Formazione

ingegneri senza frontiere

università Le storie degli studenti che realizzano progetti di sviluppo nei Paesi poveri

di Redazione

Ingegneria è uno dei corsi universitari più quotati, uno di quelli che le mamme consigliano ai figli perché l'”ing.” davanti al nome dà una certa sicurezza di trovare lavoro. In cambio, però, bisogna studiare molto.

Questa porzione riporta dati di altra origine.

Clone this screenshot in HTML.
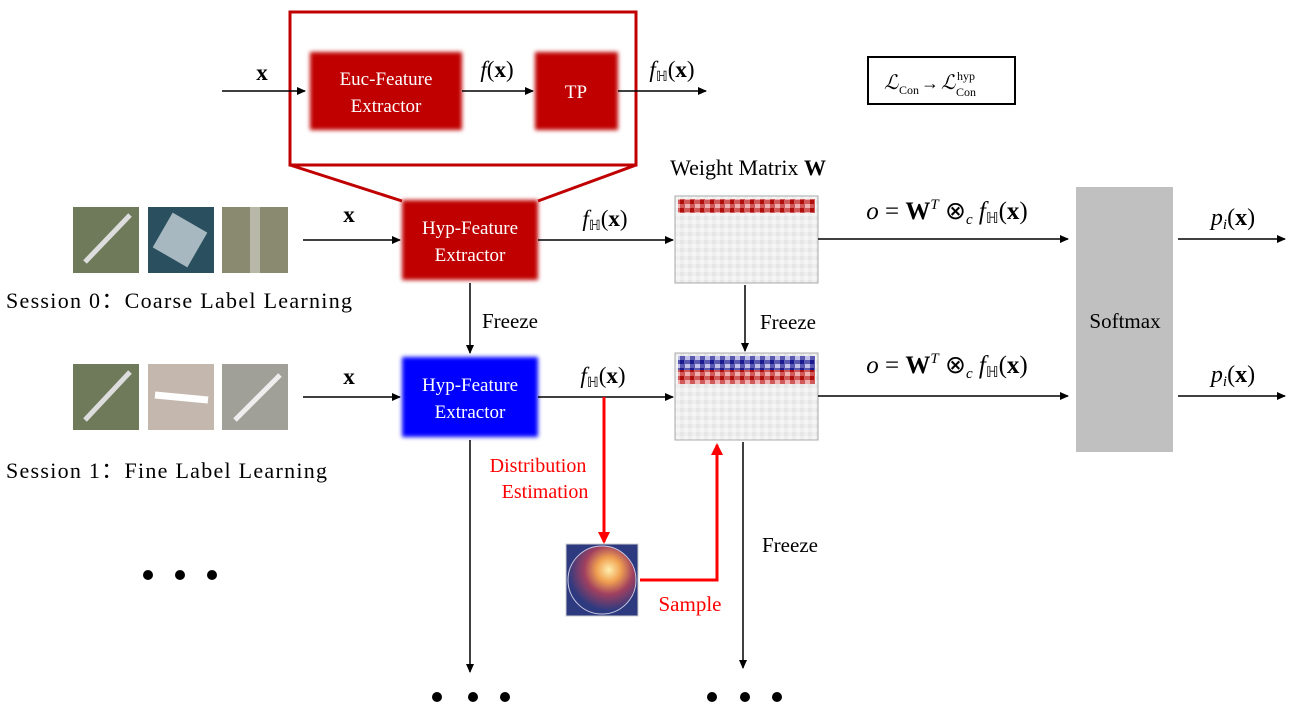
<!DOCTYPE html>
<html><head><meta charset="utf-8"><style>
body{margin:0;background:#fff}
svg text{font-family:"Liberation Serif",serif;fill:#000}
</style></head><body>
<svg width="1298" height="715" viewBox="0 0 1298 715" xmlns="http://www.w3.org/2000/svg">
<defs>
<marker id="a" markerWidth="10" markerHeight="10" refX="8" refY="5" orient="auto" markerUnits="userSpaceOnUse"><path d="M0,1 L9,5 L0,9 z" fill="#000"/></marker>
<marker id="r" markerWidth="14" markerHeight="14" refX="10" refY="7" orient="auto" markerUnits="userSpaceOnUse"><path d="M0,1 L12,7 L0,13 z" fill="#f00"/></marker>
<filter id="bl" x="-10%" y="-10%" width="120%" height="120%"><feGaussianBlur stdDeviation="2"/></filter>
<pattern id="noise" width="8" height="8" patternUnits="userSpaceOnUse"><rect width="8" height="8" fill="#efefef"/><rect width="4" height="4" fill="#e6e6e6"/><rect x="4" y="4" width="4" height="4" fill="#f5f5f5"/></pattern>
<pattern id="red" width="10" height="8" patternUnits="userSpaceOnUse"><rect width="10" height="8" fill="#d05a5a"/><rect width="4" height="4" fill="#b00d0d"/><rect x="5" y="4" width="5" height="4" fill="#f0b0b0"/></pattern>
<pattern id="blue" width="10" height="8" patternUnits="userSpaceOnUse"><rect width="10" height="8" fill="#5a5ab0"/><rect width="4" height="4" fill="#1a1a90"/><rect x="5" y="4" width="5" height="4" fill="#c0c0ea"/></pattern>
<radialGradient id="disk" cx="0.6" cy="0.35" r="0.6"><stop offset="0" stop-color="#fff0b0"/><stop offset="0.3" stop-color="#f0a050"/><stop offset="0.6" stop-color="#a04060"/><stop offset="1" stop-color="#2e3a80"/></radialGradient>
</defs>

<!-- top zoom box -->
<rect x="290" y="12" width="346" height="153" fill="none" stroke="#c00000" stroke-width="3"/>
<line x1="290" y1="165" x2="402" y2="201" stroke="#c00000" stroke-width="3"/>
<line x1="636" y1="165" x2="538" y2="201" stroke="#c00000" stroke-width="3"/>
<rect x="310" y="52" width="152" height="78" fill="#c00000" filter="url(#bl)"/>
<text x="386" y="85" font-size="19" text-anchor="middle" style="fill:#fff">Euc-Feature</text>
<text x="386" y="112" font-size="19" text-anchor="middle" style="fill:#fff">Extractor</text>
<rect x="535" y="52" width="83" height="78" fill="#c00000" filter="url(#bl)"/>
<text x="576" y="98" font-size="19" text-anchor="middle" style="fill:#fff">TP</text>
<line x1="222" y1="91" x2="305" y2="91" stroke="#000" stroke-width="1.5" marker-end="url(#a)"/>
<text x="262" y="80" font-size="23" font-weight="bold" text-anchor="middle">x</text>
<line x1="462" y1="91" x2="533" y2="91" stroke="#000" stroke-width="1.5" marker-end="url(#a)"/>
<text x="497" y="77" font-size="23" text-anchor="middle"><tspan font-style="italic">f</tspan>(<tspan font-weight="bold">x</tspan>)</text>
<line x1="618" y1="91" x2="706" y2="91" stroke="#000" stroke-width="1.5" marker-end="url(#a)"/>
<text x="672" y="77" font-size="23" text-anchor="middle"><tspan font-style="italic">f</tspan><tspan font-size="14" dy="4">ℍ</tspan><tspan dy="-4">(</tspan><tspan font-weight="bold">x</tspan>)</text>
<rect x="868" y="57" width="147" height="47" fill="#fff" stroke="#000" stroke-width="2"/>
<text x="884" y="89" font-size="20" font-style="italic">ℒ</text>
<text x="899" y="94" font-size="12">Con</text>
<text x="921" y="89" font-size="18">→</text>
<text x="941" y="89" font-size="20" font-style="italic">ℒ</text>
<text x="956" y="96" font-size="12">Con</text>
<text x="957" y="80" font-size="12">hyp</text>

<!-- images row 1 -->
<rect x="73" y="207" width="66" height="66" fill="#6e7a5a"/><line x1="85" y1="262" x2="130" y2="215" stroke="#ddd" stroke-width="5"/>
<rect x="148" y="207" width="66" height="66" fill="#2a5060"/><rect x="160" y="220" width="40" height="40" fill="#a8b8c0" transform="rotate(30 180 240)"/>
<rect x="222" y="207" width="66" height="66" fill="#8a8a70"/><rect x="250" y="207" width="10" height="66" fill="#b8b8a8"/>
<!-- images row 2 -->
<rect x="73" y="364" width="66" height="66" fill="#6e7a5a"/><line x1="85" y1="420" x2="130" y2="372" stroke="#ddd" stroke-width="5"/>
<rect x="148" y="364" width="66" height="66" fill="#c4b8ae"/><line x1="155" y1="395" x2="208" y2="400" stroke="#fff" stroke-width="7"/>
<rect x="222" y="364" width="66" height="66" fill="#a0a098"/><line x1="235" y1="420" x2="280" y2="375" stroke="#eee" stroke-width="5"/>

<text x="6" y="308" font-size="22" textLength="346" lengthAdjust="spacing">Session 0：Coarse Label Learning</text>
<text x="6" y="478" font-size="22" textLength="321" lengthAdjust="spacing">Session 1：Fine Label Learning</text>
<circle cx="148" cy="575" r="5"/><circle cx="180" cy="575" r="5"/><circle cx="212" cy="575" r="5"/>

<line x1="303" y1="240" x2="400" y2="240" stroke="#000" stroke-width="1.5" marker-end="url(#a)"/>
<text x="349" y="222" font-size="23" font-weight="bold" text-anchor="middle">x</text>
<line x1="303" y1="397" x2="400" y2="397" stroke="#000" stroke-width="1.5" marker-end="url(#a)"/>
<text x="349" y="384" font-size="23" font-weight="bold" text-anchor="middle">x</text>

<rect x="402" y="200" width="136" height="80" fill="#c00000" filter="url(#bl)"/>
<text x="470" y="234" font-size="19" text-anchor="middle" style="fill:#fff">Hyp-Feature</text>
<text x="470" y="261" font-size="19" text-anchor="middle" style="fill:#fff">Extractor</text>
<rect x="402" y="357" width="136" height="80" fill="#0000ff" filter="url(#bl)"/>
<text x="470" y="391" font-size="19" text-anchor="middle" style="fill:#fff">Hyp-Feature</text>
<text x="470" y="418" font-size="19" text-anchor="middle" style="fill:#fff">Extractor</text>

<line x1="470" y1="283" x2="470" y2="353" stroke="#000" stroke-width="1.5" marker-end="url(#a)"/>
<text x="482" y="328" font-size="21">Freeze</text>
<line x1="470" y1="440" x2="470" y2="672" stroke="#000" stroke-width="1.5" marker-end="url(#a)"/>
<circle cx="437" cy="697" r="5"/><circle cx="473" cy="697" r="5"/><circle cx="505" cy="697" r="5"/>

<line x1="538" y1="240" x2="673" y2="240" stroke="#000" stroke-width="1.5" marker-end="url(#a)"/>
<text x="605" y="226" font-size="23" text-anchor="middle"><tspan font-style="italic">f</tspan><tspan font-size="14" dy="4">ℍ</tspan><tspan dy="-4">(</tspan><tspan font-weight="bold">x</tspan>)</text>
<line x1="538" y1="397" x2="673" y2="397" stroke="#000" stroke-width="1.5" marker-end="url(#a)"/>
<text x="603" y="383" font-size="23" text-anchor="middle"><tspan font-style="italic">f</tspan><tspan font-size="14" dy="4">ℍ</tspan><tspan dy="-4">(</tspan><tspan font-weight="bold">x</tspan>)</text>

<text x="748" y="175" font-size="22" text-anchor="middle">Weight Matrix <tspan font-weight="bold">W</tspan></text>
<rect x="675" y="196" width="143" height="87" fill="url(#noise)" stroke="#aaa" stroke-width="1"/>
<rect x="678" y="199" width="137" height="14" fill="url(#red)"/>
<rect x="675" y="353" width="143" height="87" fill="url(#noise)" stroke="#aaa" stroke-width="1"/>
<rect x="678" y="356" width="137" height="14" fill="url(#blue)"/>
<rect x="678" y="370" width="137" height="14" fill="url(#red)"/>

<line x1="745" y1="285" x2="745" y2="351" stroke="#000" stroke-width="1.5" marker-end="url(#a)"/>
<text x="760" y="329" font-size="21">Freeze</text>
<line x1="743" y1="442" x2="743" y2="668" stroke="#000" stroke-width="1.5" marker-end="url(#a)"/>
<text x="762" y="552" font-size="21">Freeze</text>
<circle cx="712" cy="697" r="5"/><circle cx="745" cy="697" r="5"/><circle cx="777" cy="697" r="5"/>

<!-- red path -->
<line x1="604" y1="397" x2="604" y2="542" stroke="#f00" stroke-width="3" marker-end="url(#r)"/>
<text x="538" y="472" font-size="20" text-anchor="middle" style="fill:#f00">Distribution</text>
<text x="545" y="498" font-size="20" text-anchor="middle" style="fill:#f00">Estimation</text>
<rect x="566" y="544" width="72" height="72" fill="#2e3a80" stroke="#ccc"/>
<circle cx="602" cy="580" r="34" fill="url(#disk)" stroke="#c8c8e0" stroke-width="1"/>
<polyline points="640,580 717,580 717,445" fill="none" stroke="#f00" stroke-width="3" marker-end="url(#r)"/>
<text x="690" y="611" font-size="21" text-anchor="middle" style="fill:#f00">Sample</text>

<!-- outputs -->
<line x1="818" y1="239" x2="1068" y2="239" stroke="#000" stroke-width="1.5" marker-end="url(#a)"/>
<text x="947" y="219" font-size="25" text-anchor="middle"><tspan font-style="italic">o</tspan> = <tspan font-weight="bold">W</tspan><tspan font-size="15" dy="-10" font-style="italic">T</tspan><tspan dy="10"> ⊗</tspan><tspan font-size="15" dy="5" font-style="italic">c</tspan><tspan dy="-5" font-style="italic"> f</tspan><tspan font-size="15" dy="4">ℍ</tspan><tspan dy="-4">(</tspan><tspan font-weight="bold">x</tspan>)</text>
<line x1="818" y1="396" x2="1068" y2="396" stroke="#000" stroke-width="1.5" marker-end="url(#a)"/>
<text x="947" y="373" font-size="25" text-anchor="middle"><tspan font-style="italic">o</tspan> = <tspan font-weight="bold">W</tspan><tspan font-size="15" dy="-10" font-style="italic">T</tspan><tspan dy="10"> ⊗</tspan><tspan font-size="15" dy="5" font-style="italic">c</tspan><tspan dy="-5" font-style="italic"> f</tspan><tspan font-size="15" dy="4">ℍ</tspan><tspan dy="-4">(</tspan><tspan font-weight="bold">x</tspan>)</text>
<rect x="1076" y="187" width="97" height="265" fill="#c0c0c0"/>
<text x="1125" y="328" font-size="21" text-anchor="middle">Softmax</text>
<line x1="1178" y1="239" x2="1285" y2="239" stroke="#000" stroke-width="1.5" marker-end="url(#a)"/>
<text x="1233" y="225" font-size="24" text-anchor="middle"><tspan font-style="italic">p</tspan><tspan font-size="15" dy="4" font-style="italic">i</tspan><tspan dy="-4">(</tspan><tspan font-weight="bold">x</tspan>)</text>
<line x1="1178" y1="396" x2="1285" y2="396" stroke="#000" stroke-width="1.5" marker-end="url(#a)"/>
<text x="1233" y="382" font-size="24" text-anchor="middle"><tspan font-style="italic">p</tspan><tspan font-size="15" dy="4" font-style="italic">i</tspan><tspan dy="-4">(</tspan><tspan font-weight="bold">x</tspan>)</text>
</svg>
</body></html>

Ma c’è anche chi ha scelto di vivere questi anni guardando oltre l’impossibile esame di Analisi II e sfruttando gli studi per fare volontariato.
È con questo spirito che dieci anni fa è nata Ingegneria senza frontiere, un’associazione di studenti che oggi ha 26 sedi in altrettante facoltà. «Esisteva qualcosa di simile in Francia e in Spagna», racconta Stefano Francese, coordinatore nazionale. «Noi a Torino l’abbiamo copiata, ma abbiamo voluto creare uno spazio di impegno riservato solo agli universitari. Perciò abbiamo cambiato il nome, da Ingegneri a Ingegneria». Due sono i settori di attività: la formazione e la cooperazione internazionale. «Approfondiamo temi sociali, sempre nel nostro ambito di studio, e cerchiamo di farli conoscere agli altri studenti attraverso conferenze e incontri. Poi collaboriamo con alcune ong su progetti specifici, dalla raccolta differenziata alla creazione di reti telematiche. E siamo impegnati in Burkina Faso con il Cisv per creare un bacino idrologico che raccolga le acque piovane». I numeri dei volontari sono altalenanti, a seconda dei periodi. Va meglio per il gruppo di Milano, aperto anche a professori e ingegneri professionisti: «Quanto a impegno, loro ci danno una certa sicurezza», conferma la presidente Irene Bengo, «e sono anche un aiuto per gli studi». Tra i tanti progetti, il gruppo del Politecnico ne ha messo in piedi uno per le scuole superiori: «Andiamo nei licei a parlare di risparmio energetico e sviluppo sostenibile. Cerchiamo di far partecipare i ragazzi ai problemi del mondo». L’organizzazione è su base federale, ma esiste un coordinamento nazionale che fa da collegamento. Ma, come conferma Bruno Laganà, presidente di Isf Firenze, ognuno ha le proprie idee da portare avanti: «Negli ultimi anni abbiamo costruito due centri informatici a Kinshasa, in Congo. Noi ci occupavamo della rete, dei software e della formazione dei responsabili, la ong con cui collaboravamo ha fatto il resto. Per il secondo centro abbiamo avuto anche l’aiuto delle sedi di Roma, Pisa e Milano».
Anche i volontari fiorentini si sono dati da fare nella propria zona. «Con un gruppo di professori», continua Bruno, «abbiamo organizzato un corso di informatica al carcere di Prato, dove l’università di Firenze ha un distaccamento». Un impegno che sta ottenendo il riconoscimento delle istituzioni: «Abbiamo dato vita al Premio Tattarillo per le migliori tesi sulle tecnologie per lo sviluppo. Quest’anno la premiazione si è svolta in Palazzo Vecchio, con il patrocinio del Comune. Ci teniamo perché è intitolato a Tommaso Fiorentini, un nostro amico scomparso, e perché è un modo per spingere i ragazzi a interessarsi di certe tematiche». Insomma, in barba a chi dice che in missione servono soltanto gli operatori umanitari. «Be’, in caso d’emergenza io non saprei fare niente», risponde Bruno, «ma a me sembra naturale che un ingegnere metta a disposizione le proprie conoscenze per aiutare chi ha bisogno».